Address
- 2900 Mink Point Boulevard Beaufort, South Carolina, 29902 United States

District information
- Superintendent: Frank Rodriguez
- Accreditation: Southern Association of Colleges and Schools

Other information
- Website: www.beaufortschools.net

= Beaufort County School District =

School district in South Carolina, United States

Beaufort County School District (BCSD) is a public school district in Beaufort County, South Carolina, United States. The school district is led by Superintendent Frank Rodriguez, who began the role in July 2019. The district is governed by an eleven-member board of education of elected members who represent the electoral district in which they live and serve.

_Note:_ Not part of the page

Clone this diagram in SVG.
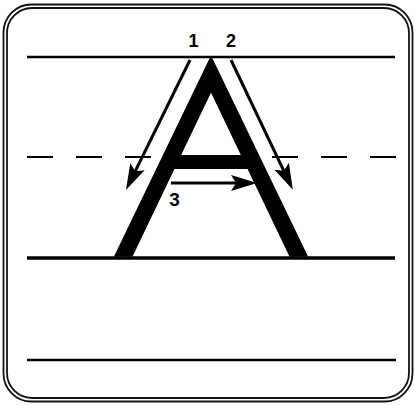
<svg xmlns="http://www.w3.org/2000/svg" width="415" height="405" viewBox="0 0 415 405">
  <style>
    .frame { fill: none; stroke: #111; stroke-width: 1.8; }
    .rule { stroke: #000; fill: none; }
    .arrow { stroke: #000; stroke-width: 3; fill: none; marker-end: url(#head); }
    .lbl { font-family: "Liberation Sans", Arial, sans-serif; font-weight: bold; fill: #000; text-anchor: middle; }
  </style>
  <defs>
    <marker id="head" markerUnits="userSpaceOnUse" markerWidth="26" markerHeight="16" refX="18" refY="8" orient="auto" overflow="visible">
      <path d="M0,0 L26,8 L0,16 L5,8 Z" fill="#000"/>
    </marker>
  </defs>
  <rect width="415" height="405" fill="#fff"/>
  <g id="frame">
    <rect class="frame" x="3.5" y="4.5" width="409" height="397" rx="28" ry="28"/>
    <rect class="frame" x="7" y="8" width="402" height="390" rx="25" ry="25"/>
  </g>
  <g id="rules">
    <line class="rule" x1="27" y1="57" x2="395" y2="57" stroke-width="2.5"/>
    <line class="rule" x1="27" y1="157" x2="396" y2="157" stroke-width="2" stroke-dasharray="26 23"/>
    <line class="rule" x1="27" y1="258" x2="395" y2="258" stroke-width="3.5"/>
    <line class="rule" x1="27" y1="360" x2="396" y2="360" stroke-width="2.5"/>
  </g>
  <g id="letterA">
    <path d="M115,256 L211,57 L307,256 L290,256 L211,91 L132,256 Z" fill="#000" stroke="#000" stroke-width="1.5" stroke-linejoin="round"/>
    <rect x="168" y="155" width="86" height="14" fill="#000"/>
  </g>
  <g id="connectors">
    <line class="arrow" x1="190" y1="60" x2="129.5" y2="182.9"/>
    <line class="arrow" x1="231" y1="60" x2="289.4" y2="182.6"/>
    <line class="arrow" x1="171" y1="183" x2="249" y2="183"/>
  </g>
  <g id="labels">
    <text class="lbl" x="193.5" y="47" font-size="18">1</text>
    <text class="lbl" x="231" y="47" font-size="18">2</text>
    <text class="lbl" x="174.5" y="206" font-size="19">3</text>
  </g>
</svg>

The majority of the district's schools are accredited with the Southern Association of Colleges and Schools.

== Boundary ==
It serves all residents of most parts of the county for grades K-12. However, the children of Department of Defense employees and children of civilians working for the United States federal government, who are living in the permanent housing on the property of Marine Corps Air Station Beaufort are zoned to Department of Defense Education Activity (DoDEA) for schools for grades pre-kindergarten–8. However Beaufort County Schools does serve the MCAS Beaufort property for high school, and in sum has the highest number of students of any school system affiliated with MCAS Beaufort. Additionally, while BCSD does not specify school zoning for MCAS Beaufort for the elementary level, in 2024 it stated that there is a zoned BCSD middle school for MCAS Beaufort.

== Controversies ==
In October 2022, the school district removed 97 books from library shelves following challenges from a small group of community members. Most of the targeted novels were aimed at young adult readers and featured LGBTQ or BIPOC characters. Three students organized testimony and protests against the bans, and achieved reinstatement of 91 of the 97 challenged titles. A documentary about the students' work, Banned Together, was released in 2024.

== List of schools ==
=== High schools ===

- Battery Creek High School
- Beaufort High School
- Bluffton High School
- Hilton Head Island High School
- May River High School
- Whale Branch Early College High School

=== Middle schools ===

- Beaufort Middle School
- Bluffton Middle School
- H.E. McCracken Middle School
- Hilton Head Island Middle School
- Lady's Island Middle School
- Robert Smalls Leadership Academy
- Whale Branch Middle School

=== Elementary schools ===

- Beaufort Elementary School
- Bluffton Elementary School
- Broad River Elementary School
- Coosa Elementary School
- Hilton Head Island Elementary School
  - An annex to the school is Daufuskie Island Elementary School. In 1995 it replaced the former Mary Fields School.
- Hilton Head Island School for the Creative Arts
- Joseph Shanklin Elementary School
- Lady's Island Elementary School
- Michael C. Riley Elementary School
- Mossy Oaks Elementary School
- Okatie Elementary School
- Port Royal Elementary School
- Pritchardville Elementary School
- Red Cedar Elementary School
- Saint Helena Elementary School
- Whale Branch Elementary School

=== Academy schools ===

- River Ridge Academy
- Robert Smalls Leadership Academy

=== Early childhood centers ===

- Bluffton Early Childhood Center
- Hilton Head Island Early Childhood Center
- James J. Davis Early Childhood Center
- Michael C. Riley Early Childhood Center
- Saint Helena Early Learning Center

=== Charter schools ===
- Riverview Charter School (K–8)

=== Other schools ===

- Beaufort County Adult Education
- Beaufort-Jasper Academy for Career Excellence (9–12)

=== Closed schools ===

- James J. Davis Elementary School
- Shell Point Elementary School

== Specific schools and programs ==
=== Beaufort County Adult Education ===
Beaufort County Adult Education is an alternative school within the Beaufort County School District. Students over the age of seventeen can complete coursework for their South Carolina high school diploma or study for the GED examination. The program also offers classes through South Carolina Virtual Schools.

=== Joseph Shanklin Elementary School ===
In October 1901, the school started with seven pupils. By January 1905, 150 students attended. A group of northern abolitionists and Beaufort citizens founded it. The school's mission was to instruct African American students in better cultivation of land, care of stock, and manner of living. The school offered instruction in carpentry, bricklaying, printing, and other trades. Courses for girls included cooking, sewing, nursing, and homemaking. By 1920 The Port Royal Agricultural School became the Beaufort County Training School, but it was still known as The Shanklin School by area residents. With public and private funds, it met the need for African-American teachers and was known as a teacher's training site. The school maintained 800 acre of land, two barns, two dormitories, a power plant, equipment, and an endowment of around $11,000. Today, the school is located at 121 Morrall Drive.

=== Mossy Oaks Elementary School ===
The school opened in 1962. The school has met federal AYP (adequate yearly progress) since its initiation and has been a Title One school for the past two years. The school serves students from pre-kindergarten to fifth grade and has one resource class, and one self-contained classroom for students with special needs. Mossy Oaks is one of South Carolina's newly named "Red Carpet" schools by the State Department of Education.